4. Bridge or Structure:
   When disturbed by wind or a vehicle and left to settle, it experiences free vibration.
5. Machine Components:
   Shafts or blades vibrate freely after external excitation stops.

Advantages of Free Vibration Study

1. Helps determine the natural frequency of systems.
2. Useful in predicting and preventing resonance in machinery.
3. Aids in designing components for vibration isolation.
4. Essential for analyzing dynamic behavior of machines and structures.
5. Helps improve the stability and lifespan of engineering systems.

Practical Applications

1. Design of Machine Tools:
   To avoid resonance by keeping the operating speed away from the natural frequency.
2. Vehicle Suspension Systems:
   To provide comfort by controlling free vibrations of the vehicle body.
3. Bridge and Building Design:
   To ensure safety under wind or seismic loads.
4. Rotating Machinery:
   To balance rotating parts and reduce vibration.
5. Musical Instruments:
   To generate desired frequencies of sound using controlled free vibrations.

Conclusion

Free vibration is the oscillatory motion of a system that occurs when it is disturbed once and allowed to move without any continuous external force.
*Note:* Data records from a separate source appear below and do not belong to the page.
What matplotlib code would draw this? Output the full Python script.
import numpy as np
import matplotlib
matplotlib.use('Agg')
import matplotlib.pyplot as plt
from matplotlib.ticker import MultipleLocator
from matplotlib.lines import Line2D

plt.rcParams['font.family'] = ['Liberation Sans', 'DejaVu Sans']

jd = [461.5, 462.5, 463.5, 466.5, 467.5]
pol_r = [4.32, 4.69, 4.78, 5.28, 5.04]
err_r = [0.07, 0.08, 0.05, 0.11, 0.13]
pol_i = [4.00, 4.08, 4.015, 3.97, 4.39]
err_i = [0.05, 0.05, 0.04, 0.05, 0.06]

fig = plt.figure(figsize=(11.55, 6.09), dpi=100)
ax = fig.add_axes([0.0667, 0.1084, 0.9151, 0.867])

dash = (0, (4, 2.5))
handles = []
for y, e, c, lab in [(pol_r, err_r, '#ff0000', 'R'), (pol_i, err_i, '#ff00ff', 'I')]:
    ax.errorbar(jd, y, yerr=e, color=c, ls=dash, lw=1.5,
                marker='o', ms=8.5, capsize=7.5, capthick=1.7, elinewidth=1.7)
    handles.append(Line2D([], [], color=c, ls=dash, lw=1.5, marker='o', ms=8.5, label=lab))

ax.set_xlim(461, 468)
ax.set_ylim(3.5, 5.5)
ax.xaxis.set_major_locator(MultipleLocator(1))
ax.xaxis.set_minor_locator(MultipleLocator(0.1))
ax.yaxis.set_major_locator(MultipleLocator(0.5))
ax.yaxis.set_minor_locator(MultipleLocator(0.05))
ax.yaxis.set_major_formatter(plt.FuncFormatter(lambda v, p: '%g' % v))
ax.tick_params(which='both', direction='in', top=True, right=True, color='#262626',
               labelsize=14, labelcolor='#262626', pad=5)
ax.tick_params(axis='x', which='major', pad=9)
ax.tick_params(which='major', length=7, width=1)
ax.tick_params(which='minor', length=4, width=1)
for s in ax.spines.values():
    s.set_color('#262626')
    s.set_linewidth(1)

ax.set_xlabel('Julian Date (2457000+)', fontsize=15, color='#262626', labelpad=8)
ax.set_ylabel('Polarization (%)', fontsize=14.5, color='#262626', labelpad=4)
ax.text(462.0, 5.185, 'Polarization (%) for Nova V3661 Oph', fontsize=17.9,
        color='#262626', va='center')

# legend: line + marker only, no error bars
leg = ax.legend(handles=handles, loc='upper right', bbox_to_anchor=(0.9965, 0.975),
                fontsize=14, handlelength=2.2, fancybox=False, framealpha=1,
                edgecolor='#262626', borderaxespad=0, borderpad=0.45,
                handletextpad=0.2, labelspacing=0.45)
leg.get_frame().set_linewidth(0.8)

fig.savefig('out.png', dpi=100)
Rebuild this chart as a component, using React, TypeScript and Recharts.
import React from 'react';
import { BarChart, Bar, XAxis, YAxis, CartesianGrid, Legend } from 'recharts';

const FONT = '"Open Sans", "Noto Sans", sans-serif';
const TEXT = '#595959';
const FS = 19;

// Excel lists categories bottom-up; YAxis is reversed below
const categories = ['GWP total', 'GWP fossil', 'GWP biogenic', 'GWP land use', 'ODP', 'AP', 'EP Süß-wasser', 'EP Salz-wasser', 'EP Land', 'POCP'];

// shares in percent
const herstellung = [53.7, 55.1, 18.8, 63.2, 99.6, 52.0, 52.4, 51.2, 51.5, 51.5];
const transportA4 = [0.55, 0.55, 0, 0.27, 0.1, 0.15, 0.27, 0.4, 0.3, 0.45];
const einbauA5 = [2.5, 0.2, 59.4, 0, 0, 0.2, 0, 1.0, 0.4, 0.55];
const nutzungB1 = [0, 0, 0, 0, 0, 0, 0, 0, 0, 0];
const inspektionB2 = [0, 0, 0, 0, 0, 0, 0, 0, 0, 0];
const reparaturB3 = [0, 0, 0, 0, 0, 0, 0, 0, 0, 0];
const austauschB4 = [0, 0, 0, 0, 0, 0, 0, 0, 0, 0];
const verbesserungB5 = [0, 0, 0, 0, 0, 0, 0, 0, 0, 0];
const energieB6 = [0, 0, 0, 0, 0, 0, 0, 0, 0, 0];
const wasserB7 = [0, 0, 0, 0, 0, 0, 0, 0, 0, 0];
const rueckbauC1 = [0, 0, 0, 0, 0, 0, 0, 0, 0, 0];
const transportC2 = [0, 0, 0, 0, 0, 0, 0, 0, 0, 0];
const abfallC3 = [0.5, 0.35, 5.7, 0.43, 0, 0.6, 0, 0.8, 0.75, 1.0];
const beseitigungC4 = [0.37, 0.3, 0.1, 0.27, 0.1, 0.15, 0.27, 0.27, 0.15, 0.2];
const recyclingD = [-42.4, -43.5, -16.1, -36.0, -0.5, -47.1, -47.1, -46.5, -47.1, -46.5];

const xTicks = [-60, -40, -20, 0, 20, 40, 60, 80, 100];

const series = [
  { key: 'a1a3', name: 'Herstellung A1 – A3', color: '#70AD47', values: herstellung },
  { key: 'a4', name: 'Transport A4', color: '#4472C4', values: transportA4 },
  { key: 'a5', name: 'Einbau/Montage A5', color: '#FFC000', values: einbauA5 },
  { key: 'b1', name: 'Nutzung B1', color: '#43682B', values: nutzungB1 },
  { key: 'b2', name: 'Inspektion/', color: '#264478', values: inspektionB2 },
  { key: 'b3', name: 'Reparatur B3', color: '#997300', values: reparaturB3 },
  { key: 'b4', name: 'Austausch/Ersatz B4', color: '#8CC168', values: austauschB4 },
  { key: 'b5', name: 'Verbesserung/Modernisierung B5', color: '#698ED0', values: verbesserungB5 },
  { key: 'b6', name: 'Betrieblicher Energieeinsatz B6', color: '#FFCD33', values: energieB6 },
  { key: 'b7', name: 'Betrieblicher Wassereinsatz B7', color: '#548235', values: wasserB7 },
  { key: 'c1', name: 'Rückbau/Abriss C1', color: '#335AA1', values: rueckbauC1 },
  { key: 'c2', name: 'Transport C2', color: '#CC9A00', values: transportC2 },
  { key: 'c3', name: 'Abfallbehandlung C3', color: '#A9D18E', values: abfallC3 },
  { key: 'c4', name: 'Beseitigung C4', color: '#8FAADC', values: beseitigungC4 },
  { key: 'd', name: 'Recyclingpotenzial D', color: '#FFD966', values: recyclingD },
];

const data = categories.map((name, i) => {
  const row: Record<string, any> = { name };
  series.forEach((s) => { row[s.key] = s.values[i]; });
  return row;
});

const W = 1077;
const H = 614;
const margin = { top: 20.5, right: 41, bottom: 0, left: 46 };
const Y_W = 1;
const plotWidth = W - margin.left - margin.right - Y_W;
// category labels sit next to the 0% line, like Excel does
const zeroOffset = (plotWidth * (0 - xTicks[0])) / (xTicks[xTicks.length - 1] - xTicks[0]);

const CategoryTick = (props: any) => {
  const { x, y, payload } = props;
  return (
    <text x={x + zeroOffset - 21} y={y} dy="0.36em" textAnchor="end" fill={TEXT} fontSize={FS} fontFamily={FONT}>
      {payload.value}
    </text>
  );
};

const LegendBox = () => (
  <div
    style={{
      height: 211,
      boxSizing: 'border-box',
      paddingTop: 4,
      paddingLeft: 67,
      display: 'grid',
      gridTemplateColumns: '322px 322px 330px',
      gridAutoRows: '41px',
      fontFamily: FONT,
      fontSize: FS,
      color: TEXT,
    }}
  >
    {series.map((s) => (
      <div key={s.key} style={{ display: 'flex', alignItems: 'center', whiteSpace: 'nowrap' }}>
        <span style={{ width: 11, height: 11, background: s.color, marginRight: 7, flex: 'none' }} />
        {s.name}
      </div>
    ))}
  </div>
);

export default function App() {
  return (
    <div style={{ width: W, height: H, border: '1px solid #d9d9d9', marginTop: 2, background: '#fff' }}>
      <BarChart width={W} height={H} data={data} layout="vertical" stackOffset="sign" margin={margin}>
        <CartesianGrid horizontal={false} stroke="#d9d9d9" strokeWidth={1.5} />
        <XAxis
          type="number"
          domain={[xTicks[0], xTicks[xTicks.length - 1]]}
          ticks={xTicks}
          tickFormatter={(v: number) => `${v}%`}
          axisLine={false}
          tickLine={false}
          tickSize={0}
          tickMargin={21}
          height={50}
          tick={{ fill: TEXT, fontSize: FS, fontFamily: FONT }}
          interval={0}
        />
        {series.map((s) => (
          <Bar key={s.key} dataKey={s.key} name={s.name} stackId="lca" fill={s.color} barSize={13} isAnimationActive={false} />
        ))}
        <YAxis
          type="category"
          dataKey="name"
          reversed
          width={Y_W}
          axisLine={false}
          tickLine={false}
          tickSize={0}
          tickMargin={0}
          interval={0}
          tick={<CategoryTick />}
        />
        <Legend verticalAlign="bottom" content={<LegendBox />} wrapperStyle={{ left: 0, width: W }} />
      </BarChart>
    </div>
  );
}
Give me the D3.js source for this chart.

The system vibrates at its natural frequency, determined by its mass and stiffness. In ideal conditions, vibration continues indefinitely, but in real systems, damping gradually reduces amplitude until motion stops. Understanding free vibration is essential in mechanical engineering to design stable, efficient, and vibration-resistant machines and structures, preventing unwanted noise, fatigue, or failure.